Deadly Recluse is very good in green mirrors but isn't good when you are trying to apply pressure. Infinite power in creature combat versus one in player combat. I can easily see starting the second or third copy in the sideboard.
Moving on to artifacts my big debate revolves around Sands of Delirium. I had this in a Sealed pool and sidelined it as I was hyperaggressive but I found it making its way in post-board. I never cast it but I found myself hoping to rip it very often. Input on this card would be great. It's possible it's a three-mana blank most of the time and a sideboard card the rest or it could be a legitimate plan.

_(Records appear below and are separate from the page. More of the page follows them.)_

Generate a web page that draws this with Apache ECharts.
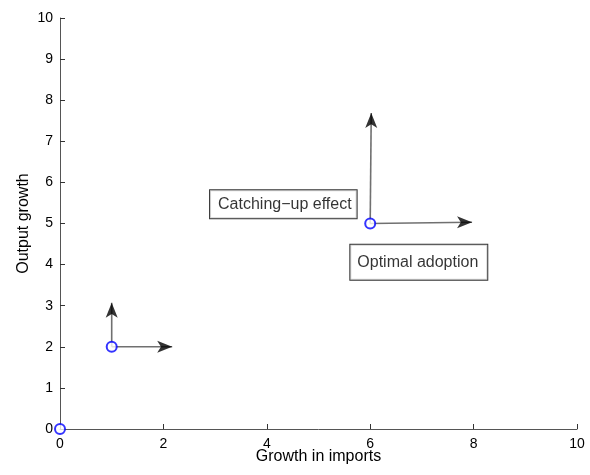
<!DOCTYPE html>
<html>
<head>
<meta charset="utf-8">
<script src="https://cdn.jsdelivr.net/npm/echarts@6/dist/echarts.min.js"></script>
<style>
  html, body { margin: 0; padding: 0; background: #fff; }
  #chart { width: 590px; height: 475px; }
</style>
</head>
<body>
<div id="chart"></div>
<script>
// data
const xTicks = [0, 2, 4, 6, 8, 10]
const yTicks = [0, 1, 2, 3, 4, 5, 6, 7, 8, 9, 10]
const points = [[0, 0], [1, 2], [6, 5]]
const arrowStarts = [[1, 2], [1, 2], [6, 5], [6, 5]]
const arrowEnds = [[2.17, 2], [1, 3.07], [7.97, 5.03], [6.02, 7.69]]
const arrowDirs = ['right', 'up', 'right', 'up']
const notes = ['Catching−up effect', 'Optimal adoption']
const notePos = [[4.32, 5.47], [6.94, 4.06]]
const notePadding = [[5, 5, 5, 8], [8, 9, 9, 7]]

const FONT = 'Liberation Sans, Arial, sans-serif'
const chart = echarts.init(document.getElementById('chart'))

const shaftSeries = arrowStarts.map((s, i) => ({
  type: 'line',
  data: [s, arrowEnds[i]],
  showSymbol: false,
  silent: true,
  z: 2,
  lineStyle: { color: '#707070', width: 1.6 }
}))

const headSeries = {
  type: 'scatter',
  symbol: 'arrow',
  symbolSize: [9, 15],
  silent: true,
  z: 3,
  itemStyle: { color: '#000' },
  data: arrowEnds.map((e, i) => ({
    value: e,
    symbolRotate: arrowDirs[i] === 'right' ? -90 : 0
  }))
}

chart.setOption({
  animation: false,
  grid: { left: 60, right: 13, top: 18, bottom: 46, outerBoundsMode: 'none' },
  xAxis: {
    type: 'value',
    min: 0,
    max: 10,
    interval: 2,
    name: 'Growth in imports',
    nameLocation: 'middle',
    nameGap: 20,
    nameMoveOverlap: false,
    nameTextStyle: { color: '#000', fontSize: 16, fontFamily: FONT },
    axisLine: { onZero: false, lineStyle: { color: '#555', width: 1 } },
    axisTick: { inside: true, length: 5, lineStyle: { color: '#333' } },
    axisLabel: {
      color: '#000', fontSize: 14, fontFamily: FONT, margin: 8,
      formatter: v => (xTicks.includes(v) ? String(v) : '')
    },
    splitLine: { show: false }
  },
  yAxis: {
    type: 'value',
    min: 0,
    max: 10,
    interval: 1,
    name: 'Output growth',
    nameLocation: 'middle',
    nameGap: 28,
    nameMoveOverlap: false,
    nameTextStyle: { color: '#000', fontSize: 16, fontFamily: FONT },
    axisLine: { onZero: false, lineStyle: { color: '#555', width: 1 } },
    axisTick: { inside: true, length: 5, lineStyle: { color: '#333' } },
    axisLabel: {
      color: '#000', fontSize: 14, fontFamily: FONT, margin: 7,
      formatter: v => (yTicks.includes(v) ? String(v) : '')
    },
    splitLine: { show: false }
  },
  series: [
    ...shaftSeries,
    headSeries,
    {
      type: 'scatter',
      symbol: 'emptyCircle',
      symbolSize: 10,
      silent: true,
      z: 4,
      itemStyle: { color: '#0000ff', borderWidth: 1.2 },
      data: points
    },
    {
      type: 'scatter',
      symbolSize: 0,
      silent: true,
      z: 5,
      emphasis: { disabled: true },
      data: notes.map((n, i) => ({
        name: n,
        value: notePos[i],
        label: { padding: notePadding[i] }
      })),
      label: {
        show: true,
        position: 'inside',
        formatter: p => p.name,
        color: '#000',
        fontSize: 16,
        lineHeight: 18,
        fontFamily: FONT,
        backgroundColor: '#fff',
        borderColor: '#000',
        borderWidth: 1
      }
    }
  ]
})
</script>
</body>
</html>
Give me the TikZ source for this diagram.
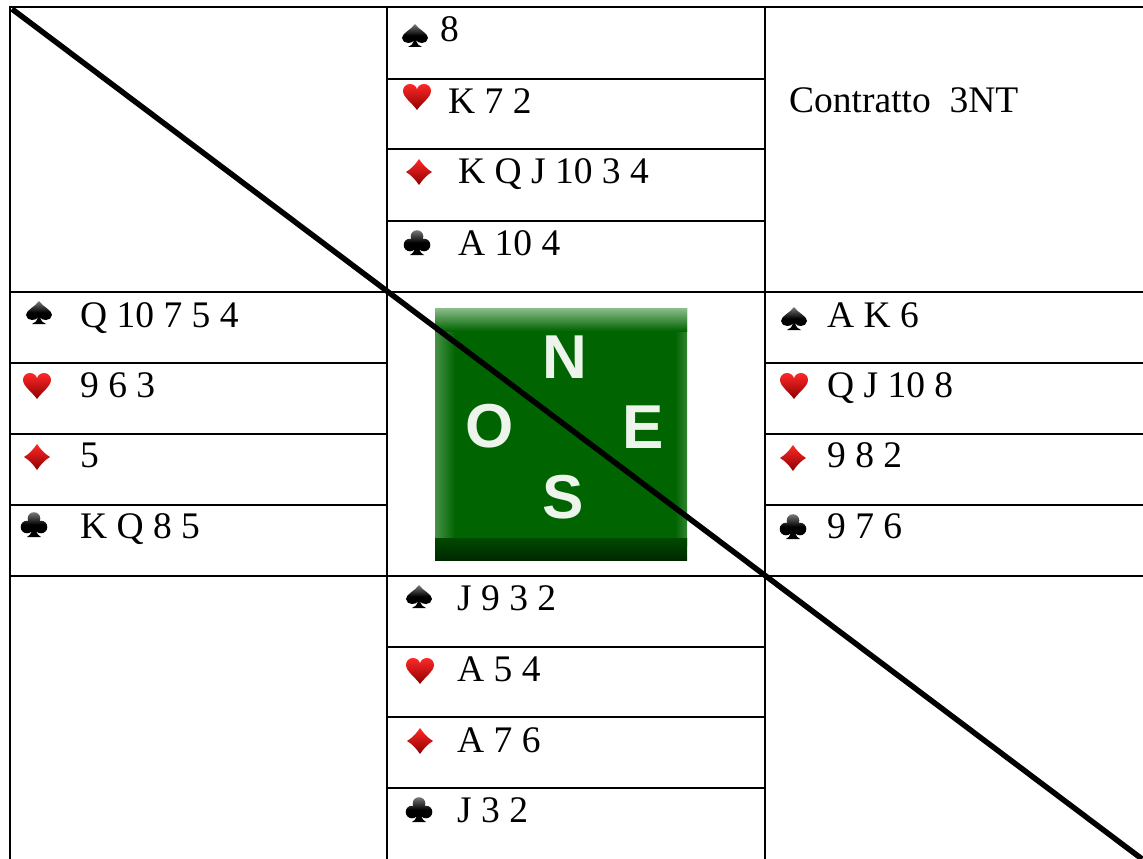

Akroma's Memorial was too slow when I played it in red-black. It might be better in green but the card doesn't generate enough value on its own. I would vote to pass this for a good common in a heartbeat.
My original view on the format also still holds: this set is amazing for Limited.
Looking at a different topic my current goal is figuring out Standard for the StarCityGames.com Open Series in Buffalo this upcoming weekend. I want to play something powerful. My gut reaction is to play Bonfire of the Damned but I could easily be persuaded to change. Any suggestions would be great either posted here or via Twitter.
New Legacy deck suggestions are also being accepted. Again the same rules apply. Do something powerful preferably with interaction. Odds are low but I may just pick up something that isn't Dark Rituals. I blame Counterbalance revealing Terminus for this change of mind.